「レアーレカンティーナ」では、イタリア各州の造り手を訪ね、味わい、厳選したワインだけをラインアップしています。今回は、ヴェネト州の「オルネッラ・モロン」が手がける「プロセッコ・ブリュット」をご紹介します。
グラスの底から弾けるように立ちのぼる泡が、キラキラと輝くスパークリングワイン。食卓にあるだけで気持ちが華やぎますね。イタリアでいえばフランチャコルタ、フランスではシャンパーニュといった、瓶内二次発酵の特別なものもいいですが、気さくな価格帯のなかにも、生産者のこだわりがキラリと光るワインがたくさんあります。
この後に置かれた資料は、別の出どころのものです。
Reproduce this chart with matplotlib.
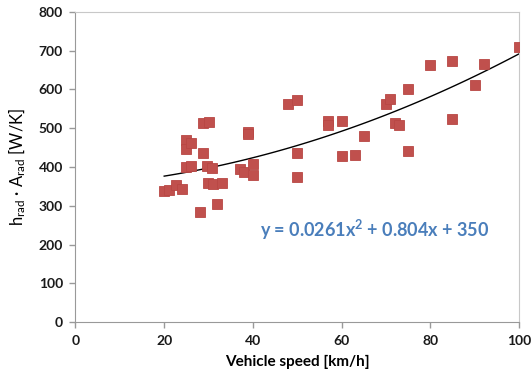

そのイタリアにおける代表格ともいえるのが、ヴェネト州のスパークリングワイン「プロセッコ」。2009年にDOC(統制原産地呼称)に認定され、生産量は近年、右肩上がりだそうです。
世界的な人気の秘密は、イタリアならではの土着品種・グレラを主体にした、他国では味わえない風味にあります。リンゴや梨のような華やかなアロマと、柑橘系のフレッシュな果実味、食事に沿う穏やかな苦味が特徴で、大きなタンクに密閉して二次発酵を起こす「シャルマ方式」という製法によりお手頃な価格も魅力です。
オルネッラ・モロンのブドウ畑は、ピアーヴェ川からの沖積平野として、石灰質で鉄分を多く含む土壌に恵まれ、よりいきいきとミネラル感を含んだグレラが育ちます。ステンレスタンクで発酵後、酵母と接触させたまま数週間置くことで、ゆっくりとその味わいを引き出しています。
じつは当コラムで、オルネッラ・モロンのプロセッコをご紹介するのは、今回が3度目ですが、造り方、残存糖分の違いによって、それぞれ風味が異なります。今回のワインは、7段階の風味表示のうち、3番目に辛口の「ブリュット」。1リットル中の残存糖分が12グラム以下、食事を選ばない中辛口のタイプです。
グラスに注ぐと、底から勢いよく泡が立ちのぼり、みずみずしいリンゴや、まだ完熟していない洋梨、カモミールの花といった、繊細な香りが心地よく感じられます。
口に含むと、レモンやライムのようなキリっとした酸が口中を満たし、その後は、果実の自然な甘味がじわじわと広がり、余韻にボリュームを感じます。
ワインの香りから連想し、少し固めのラ・フランスに生ハムを巻いたおつまみを。ラ・フランスの高貴な香りは、完熟するほど濃厚になりますが、まだ青さのあるカリッとした果肉と、生ハムの熟成感が美味しいコントラストに。口に残る生ハムの塩気に、ワインの柑橘系の酸味がのびやかに広がります。
サーモンは塩をまぶして1日置き、身がふっくらとして味わいの濃くなったものに、白ワインとローリエで煮込んで冷やした長ネギのマリネを添えてみました。しっとりとした食感の中に残る青っぽいネギの香味が、サーモンの脂をさっぱりとさせます。あえてレモンを使わずオリーブオイルのみの味付けに、ワインの苦味と酸味がアクセントになってくれました。
最後は、イタリアのオムレツ・フリッタータ。卵、牛乳、パルミジャーノに、ジャガイモとローズマリーを炒めたものを加えてオーブンで焼き上げています。パルミジャーノのミルキーな塩気、ローズマリーの風味が、パチパチと弾ける泡とリズミカルに響き合います。
フリッタータは冷やしても美味しいので、マリネとともに作り置きしても。あとは洋梨と生ハムをササッと用意すれば、たちまち完成の前菜プレートを“とりあえずプロセッコ”な気持ちで、楽しんでみてはいかがでしょう?
1日の疲れを癒す、気の置けない友人と集う、初対面の人と気持ちを通わせる……etc.プロセッコは、どんなシーンにもマッチする、カジュアルで美味しいスプマンテです。